Here is a video artifact of motion active recording. This was successful at creating a campus drive through with no stops. Any stops yielded no change in the incoming image and therefore those frames were not recorded. This recording also took advantage of MMJ's capacity to record from many cameras simultaneously.

Playing With Playback

Traditional editing cuts up media and sticks it back together in a linear fashion. With MMJ you can build exotic playback machines to give many different kinds of playback options with regards to ordering in time.

Here are a few examples.

This video is an artifact of a machine that plays the video back according to certain rules. I build a system with which you could tag frames with certain names. Once a named frame is reached in the playback the computer randomly cuts to any other frame with that given name.


Playback reordering can be controlled by anything: music, a video game controller or language. Here is a video artifact that translates language into an editing scheme.

This final example is the best for showing how much fun you can have with this type of method. Shooting a subject against a greenscreen or other such space with uniform background (like the squashcourt) that can be subtracted out gives lots of freedom. This is an artifact of a videogame interface made stitching together small movement phrases. This way video can be reordered both in time and space.

Playing in Space

Here is a video artifact that shows how video can be composed a graphics space. This project used MMJ's networking capacity to synchronize recording on four cameras. The camera views are then recomposed in 3D and a second level of cinematography emerges when we write a determine the fly-through trajectory of the virtual camera.
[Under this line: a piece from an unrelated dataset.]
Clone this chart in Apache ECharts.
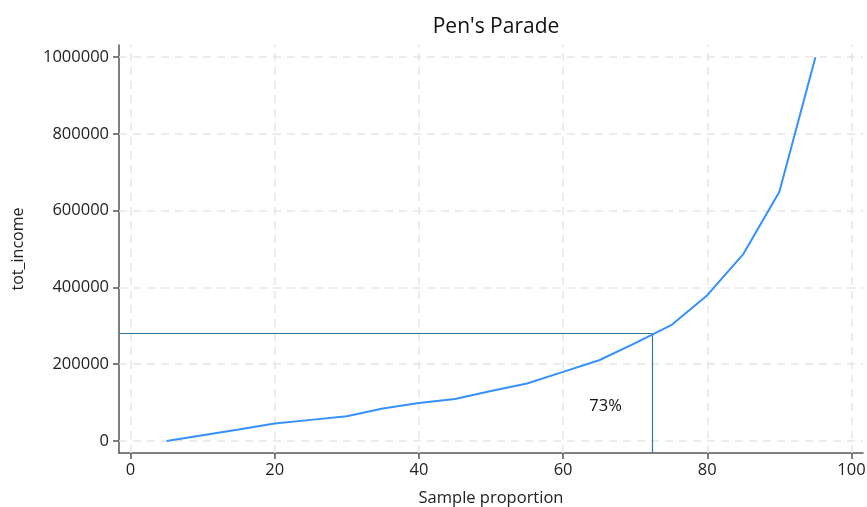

With this interface the trajectory of the virtual camera could be determined as the viewer was investigating the media or it could be determined by a pre-written score.

This system can also work in realtime. This means the four camera feeds can be sent over the network and recomposed elsewhere. At the remote site the camera view is controlled by the viewer using a wireless videogame controller.

This kind of assembly begins to bleand the lines between performance, film and gaming.

And its fun!

Simulation

Of course we can take this all the way and embed our experience in a completely simulated environment. This final example involves a simple physics simulator which models a central gravitational force field. The trajectory of the spaceship emerges out of the interaction of the gravitational field and the "thrusts" the player provides through a game controller. The solar system provides a landscape for play but also as a repository of astronomical knowledge. All of the planets in this simulation are in proper ratio to each other with regards to size, distance from the sun, rotational period around the sun and daily rotation around their own axis.

Here is a view of the MMJ patch that functioned as the physics simulator.

Here is a video artifact of the game in action.

Interactivity

One of main allures of this clumsy undefined beast we call "new media" is the promise of interactivity. New media should not simply mean content shown on an ipod or on a website. It should, if it is to live up to its promises, draw the viewer in as an active participant in shaping their own experience.

Users can interact with the work through various modalities. One way is by using gaming controllers. the most expressive gaming controller by far is the wireless Wii remote.


The Wii can "talk" very easily to MMJ through bluetooth. This controller also has 3 force sensors in it so that it not only responds to pressing its buttons but also by moving it in space and determining its orientation with respect to the direction of gravity.

The apple ir remote is another controller that plays well with MMJ.


The iphone, any midi controller, and the camera itself (using computer vision algorithms) are all easily accessible as expressive controllers. MMJ is very good at providing these kinds of connections for repurposing our consumer technologies without too much technical know-how.

In this way MMJ is a great tool for student to gain comfort with while developing their media making practice. It also provides a good opportunuty for students to learn some technological and mathematical foundations they might neglect otherwise.